We actually introduced him to the producer of this record. Another rock and roll cliché that the Paper Jets fall into is that we have a completely finished album that never came out called “Pictures Like This One.” Tim came in one day to provide some session bass or piano or vocals (I forget now) and he took a shine to the producer and ended up making this whole record together. They made it really clean sounding. It’s very FM. It’s like what a guitar band would sound like now. He had this classic old-timeyness about him that’s not there. Everything’s polished and perfect and he got a little down on himself when it didn’t really do what he was expecting it to do for him. So, he was at this weird cross-roads when we just said come on board, we have this record with 11 songs that you’ll just have to grit your teeth for two years but the next one you’ll write songs. Obviously, it didn’t make it past the studio.

Do you like producing?

Yeah, I got to produce an album for Jesse Elliot who’s from Princeton. I actually gave away my last two copies the other night. I got to produce the last Paper Jets album which was a hoot. It’s really cool. That’s what I like the best. With the Paper Jets album versus Jesse’s album, it was two different processes. With Jesse’s album, he wanted something very “band is in the room,” nothing too flourishy. So, the role was get these disparate people who’d never played together before to sound like a band. Take five takes and combine into one to make it sound like one. Since I’m in the Paper Jets, I already know how we’re going to sound I can make it more flourishy, a weird sound here or there is good for the context of the song to give it a personality. I think the best music has a real personality and that’s what I try to bring to it. I’m not that technical with it.
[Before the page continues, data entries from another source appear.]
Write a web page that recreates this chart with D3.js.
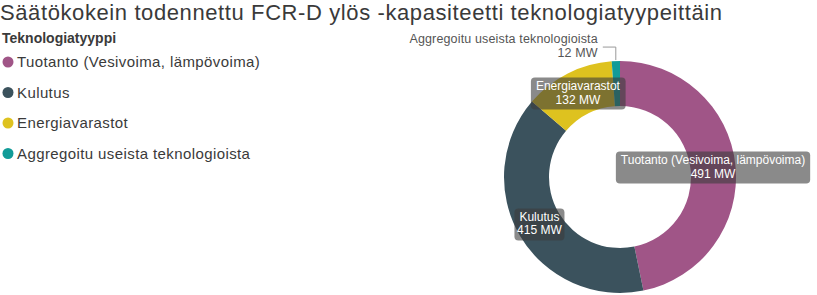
<!DOCTYPE html>
<html>
<head>
<meta charset="utf-8">
<script src="https://cdn.jsdelivr.net/npm/d3@7"></script>
<style>
  body { margin: 0; background: #fff; }
  svg text { font-family: "Liberation Sans", Arial, sans-serif; }
</style>
</head>
<body>
<div id="chart"></div>
<script>
// chart data
const categories = ['Tuotanto (Vesivoima, lämpövoima)', 'Kulutus', 'Energiavarastot', 'Aggregoitu useista teknologioista'];
const values = [491, 415, 132, 12];
const colors = ['#a05587', '#3b525d', '#dec21f', '#129b98'];
const unit = 'MW';
const title = 'Säätökokein todennettu FCR-D ylös -kapasiteetti teknologiatyypeittäin';
const legendTitle = 'Teknologiatyyppi';

const width = 817, height = 295;
const cx = 620, cy = 177;
const outerR = 116, innerR = 71;

const svg = d3.select('#chart').append('svg')
    .attr('width', width)
    .attr('height', height);

// title
svg.append('text')
    .attr('x', 0)
    .attr('y', 20)
    .style('font-size', '22px')
    .style('letter-spacing', '0.6px')
    .style('fill', '#3a3a3a')
    .text(title);

// legend
const legend = svg.append('g').attr('transform', 'translate(2,0)');
legend.append('text')
    .attr('x', 0)
    .attr('y', 43)
    .style('font-size', '14px')
    .style('font-weight', 'bold')
    .style('fill', '#3a3a3a')
    .text(legendTitle);

const items = legend.selectAll('g.item')
    .data(categories)
    .enter().append('g')
    .attr('class', 'item')
    .attr('transform', (d, i) => `translate(0,${62 + i * 30.5})`);

items.append('circle')
    .attr('cx', 6)
    .attr('cy', 0)
    .attr('r', 5.5)
    .style('fill', (d, i) => colors[i]);

items.append('text')
    .attr('x', 15)
    .attr('y', 0)
    .attr('dy', '0.35em')
    .style('font-size', '15px')
    .style('letter-spacing', '0.4px')
    .style('fill', '#3a3a3a')
    .text(d => d);

// donut
const pie = d3.pie().sort(null).value(d => d);
const arcs = pie(values);
const arc = d3.arc().innerRadius(innerR).outerRadius(outerR);
const midArc = d3.arc().innerRadius((innerR + outerR) / 2).outerRadius((innerR + outerR) / 2);

const g = svg.append('g').attr('transform', `translate(${cx},${cy})`);

g.selectAll('path')
    .data(arcs)
    .enter().append('path')
    .attr('d', arc)
    .style('fill', (d, i) => colors[i]);

// inside labels (big slices)
const inside = arcs.filter(d => d.data >= 50);
const lab = g.selectAll('g.lab')
    .data(inside)
    .enter().append('g')
    .attr('class', 'lab')
    .attr('transform', d => {
        const [x, y] = midArc.centroid(d);
        return `translate(${x},${y})`;
    });

lab.each(function (d) {
    const sel = d3.select(this);
    const line1 = sel.append('text')
        .attr('text-anchor', 'middle')
        .attr('y', -3.5)
        .style('font-size', '12px')
        .style('fill', '#fff')
        .text(categories[d.index]);
    sel.append('text')
        .attr('text-anchor', 'middle')
        .attr('y', 10)
        .style('font-size', '12px')
        .style('fill', '#fff')
        .text(`${d.data} ${unit}`);
    const bb = line1.node().getBBox();
    sel.insert('rect', 'text')
        .attr('x', bb.x - 5)
        .attr('y', -16)
        .attr('width', bb.width + 10)
        .attr('height', 32)
        .attr('rx', 4)
        .style('fill', 'rgba(60,60,60,0.6)');
});

// outside label (small slice)
const outside = arcs.filter(d => d.data < 50);
outside.forEach(d => {
    const mid = (d.startAngle + d.endAngle) / 2;
    const px = Math.sin(mid) * (outerR + 1);
    const py = -Math.cos(mid) * (outerR + 1);
    const ly = py - 13;
    const lx = px - 13;
    g.append('polyline')
        .attr('points', [px, py, px, ly, lx, ly].join(','))
        .style('fill', 'none')
        .style('stroke', '#999')
        .style('stroke-width', 1);
    const t = g.append('text')
        .attr('text-anchor', 'end')
        .style('font-size', '12.5px')
        .style('letter-spacing', '0.15px')
        .style('fill', '#555');
    t.append('tspan').attr('x', lx - 5).attr('y', ly - 4).text(categories[d.index]);
    t.append('tspan').attr('x', lx - 5).attr('y', ly + 10).text(`${d.data} ${unit}`);
});
</script>
</body>
</html>
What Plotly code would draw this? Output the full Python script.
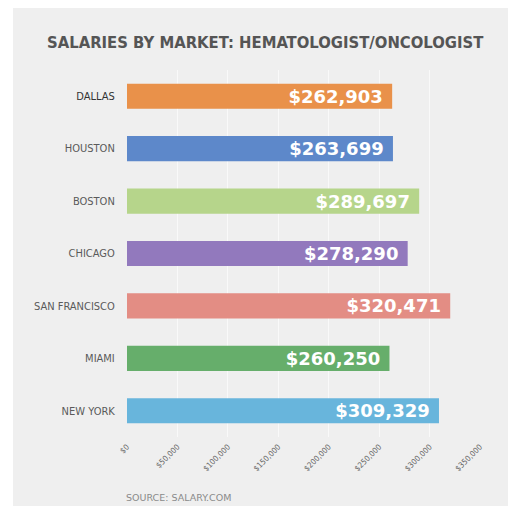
import plotly.graph_objects as go

markets = ["DALLAS", "HOUSTON", "BOSTON", "CHICAGO", "SAN FRANCISCO", "MIAMI", "NEW YORK"]
salaries = [262903, 263699, 289697, 278290, 320471, 260250, 309329]
bar_colors = ["#E9914A", "#5D88CA", "#B6D58B", "#9279BD", "#E38D84", "#66AE6B", "#68B5DC"]
tick_vals = [0, 50000, 100000, 150000, 200000, 250000, 300000, 350000]
tick_text = ["$0", "$50,000", "$100,000", "$150,000", "$200,000", "$250,000", "$300,000", "$350,000"]

title_text = "SALARIES BY MARKET: HEMATOLOGIST/ONCOLOGIST"
source_text = "SOURCE: SALARY.COM"

COND = "DejaVu Sans Condensed, Liberation Sans Narrow, DejaVu Sans, sans-serif"

fig = go.Figure()
fig.add_trace(go.Bar(
    x=salaries,
    y=markets,
    orientation="h",
    marker=dict(color=bar_colors, line=dict(width=0)),
    text=[f"${v:,}\u00a0" for v in salaries],
    textposition="inside",
    insidetextanchor="end",
    constraintext="none",
    textfont=dict(family="DejaVu Sans", size=18, color="white", weight="bold"),
    hoverinfo="skip",
))

L, R, T, B = 127, 28, 70, 69
W, H = 508, 506
pw, ph = W - L - R, H - T - B

def px_x(px):
    return (px - L) / pw

def px_y(py):
    return 1 - (py - T) / ph

y_ticktext = [f"<span style='color:#333333'>{m}</span>" if i == 0 else m
              for i, m in enumerate(markets)]

fig.update_layout(
    width=W, height=H,
    margin=dict(l=L, r=R, t=T, b=B, pad=0),
    paper_bgcolor="white",
    plot_bgcolor="#efefef",
    bargap=0.52,
    showlegend=False,
    shapes=[dict(type="rect", xref="paper", yref="paper",
                 x0=px_x(13), x1=px_x(520), y0=px_y(520), y1=px_y(8),
                 fillcolor="#efefef", line=dict(width=0), layer="below")],
    annotations=[
        dict(text=title_text, xref="paper", yref="paper",
             x=px_x(265), y=px_y(43), xanchor="center", yanchor="middle",
             showarrow=False,
             font=dict(family=COND, size=16.5, color="#555555", weight="bold")),
        dict(text=source_text, xref="paper", yref="paper",
             x=px_x(124), y=px_y(498), xanchor="left", yanchor="middle",
             showarrow=False,
             font=dict(family="DejaVu Sans", size=9.5, color="#8a8a8a")),
    ],
)

fig.update_xaxes(
    range=[0, 350000],
    tickvals=tick_vals,
    ticktext=tick_text,
    tickangle=-45,
    tickfont=dict(family=COND, size=8, color="#666666"),
    showgrid=True, gridcolor="#f9f9f9", gridwidth=1,
    zeroline=False, showline=False,
    ticks="outside", ticklen=1, tickcolor="rgba(0,0,0,0)",
    fixedrange=True,
)
fig.update_yaxes(
    autorange="reversed",
    tickvals=markets,
    ticktext=y_ticktext,
    tickfont=dict(family=COND, size=11, color="#5a5a5a"),
    showgrid=False, zeroline=False, showline=False,
    ticks="outside", ticklen=9, tickcolor="rgba(0,0,0,0)",
    fixedrange=True,
)

fig.write_html("out.html", config={"displayModeBar": False},
               post_script="document.body.style.margin='0px';document.body.style.overflow='hidden';")
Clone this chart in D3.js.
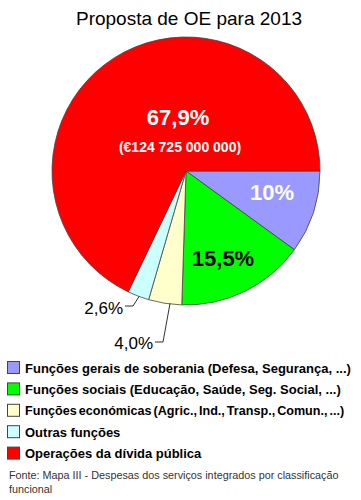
<!DOCTYPE html>
<html><head><meta charset="utf-8">
<script src="https://cdn.jsdelivr.net/npm/d3@7"></script>
<style>body{margin:0;background:#fff}svg{display:block}</style>
</head><body>
<svg id="c" width="361" height="500"></svg>
<script>
const title = "Proposta de OE para 2013";
const categories = [
  "Funções gerais de soberania (Defesa, Segurança, ...)",
  "Funções sociais (Educação, Saúde, Seg. Social, ...)",
  "Funções económicas (Agric., Ind., Transp., Comun., ...)",
  "Outras funções",
  "Operações da dívida pública"
];
const values = [10, 15.5, 4.0, 2.6, 67.9];
const valueLabels = ["10%", "15,5%", "4,0%", "2,6%", "67,9%"];
const colors = ["#9999ff", "#00ff00", "#ffffcc", "#ccffff", "#ff0000"];
const subLabel = "(€124 725 000 000)";
const source = ["Fonte: Mapa III - Despesas dos serviços integrados por classificação", "funcional"];

const svg = d3.select("#c");
const cx = 186, cy = 171, r = 134;
const font = "Liberation Sans, Arial, sans-serif";

svg.append("text").attr("x", 189).attr("y", 25).attr("text-anchor", "middle")
  .attr("font-family", font).attr("font-size", 19)
  .attr("fill", "#000").text(title);

const pie = d3.pie().sort(null).value(d => d)
  .startAngle(Math.PI / 2).endAngle(Math.PI / 2 + 2 * Math.PI);
const arcs = pie(values);
const arc = d3.arc().innerRadius(0).outerRadius(r);
const g = svg.append("g").attr("transform", `translate(${cx},${cy})`);
g.selectAll("path").data(arcs).join("path")
  .attr("d", arc).attr("fill", (d, i) => colors[i])
  .attr("stroke", "#444").attr("stroke-width", 0.8);

function mid(d) { return (d.startAngle + d.endAngle) / 2; }
function pt(angle, rr) { return [Math.sin(angle) * rr, -Math.cos(angle) * rr]; }
function bigLabel(x, y, txt, fill, size) {
  g.append("text").attr("x", x).attr("y", y).attr("text-anchor", "middle")
    .attr("font-family", font).attr("font-weight", "bold").attr("font-size", size)
    .attr("fill", fill).text(txt);
}
bigLabel(272 - cx, 200 - cy, valueLabels[0], "#fff", 22);
bigLabel(223 - cx, 266 - cy, valueLabels[1], "#000", 22);
bigLabel(178 - cx, 125 - cy, valueLabels[4], "#fff", 22);
bigLabel(180 - cx, 152 - cy, subLabel, "#fff", 14);

// outside labels with leaders
function outside(i, tx, ty, path) {
  g.append("text").attr("x", tx).attr("y", ty).attr("text-anchor", "end")
    .attr("font-family", font).attr("font-size", 17).attr("fill", "#000").text(valueLabels[i]);
  const d = arcs[i]; const p = pt(mid(d), r);
  g.append("path").attr("d", d3.line()(path(p))).attr("fill", "none")
    .attr("stroke", "#333").attr("stroke-width", 1);
}
outside(3, 123 - cx, 314 - cy, p => [[125 - cx, 306 - cy], [133 - cx, 306 - cy], [p[0] + 1, p[1]]]);
outside(2, 153 - cx, 349 - cy, p => [[155 - cx, 342 - cy], [163 - cx, 342 - cy], [p[0] + 5, p[1]]]);

// legend
const lg = svg.append("g");
categories.forEach((c, i) => {
  const y = 361 + i * 21.4;
  lg.append("rect").attr("x", 7.5).attr("y", y + 0.5).attr("width", 12).attr("height", 12)
    .attr("fill", colors[i]).attr("stroke", "#444").attr("stroke-width", 1);
  const t = lg.append("text").attr("x", 25).attr("y", y + 11.5)
    .attr("font-family", font).attr("font-weight", "bold").attr("font-size", 13)
    .attr("fill", "#000").text(c);
  if (i === 2) t.attr("font-size", 12.6).attr("word-spacing", -1.5);
});
source.forEach((s, i) => {
  svg.append("text").attr("x", 9).attr("y", 479 + i * 14)
    .attr("font-family", font).attr("font-size", 10.8).attr("fill", "#333").text(s);
});
</script>
</body></html>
Harder to produce for yourself or other people?

For other people because you get more opinions that way. It’s easier to produce my self or my band. The band has their opinions but it’s easier because all work together than to bring someone from the outside. Usually, I just say “OK, you have three options: I can do everything you can lay your stuff down and come back in three months and I’ll have it for you; you can show up every couple of days and we’ll work on it together; or, I’ll just press record and that’s it.” Everybody always picks the middle option. I kind of wish someone would either say “just press record” or “I’ll do my thing and you do your thing and I’ll see you in a couple months.” The first unreleased Paper Jets album is probably unreleased because I picked the middle! It’s a pain in the neck for the producer because you have that vision and the worst is when they say the demo sounds better. Producing is just having the courage of your convictions. It’s almost like winning an argument. You have to prove your process every single time. We had a nice piece of success when one of our songs got on commercial radio. One of the Paper Jets songs got on 104.5 in Philadelphia for a whole two weeks. It was cool, we had our “That Thing You Do” moment where our manager sent out a text to us saying “Turn on 104.5 RIGHT NOW” in all caps. So we turned it on and were like “Oh my god!!” That lends credibility as a producer that it wasn’t a huge hit but at least it got there. A New Jersey magazine Jersey Beat put us in their top twenty last year and Jesse is hoping to make it this year which would be cool because I’d make it two years in a row. Bring in any producer and you’ll still question their process.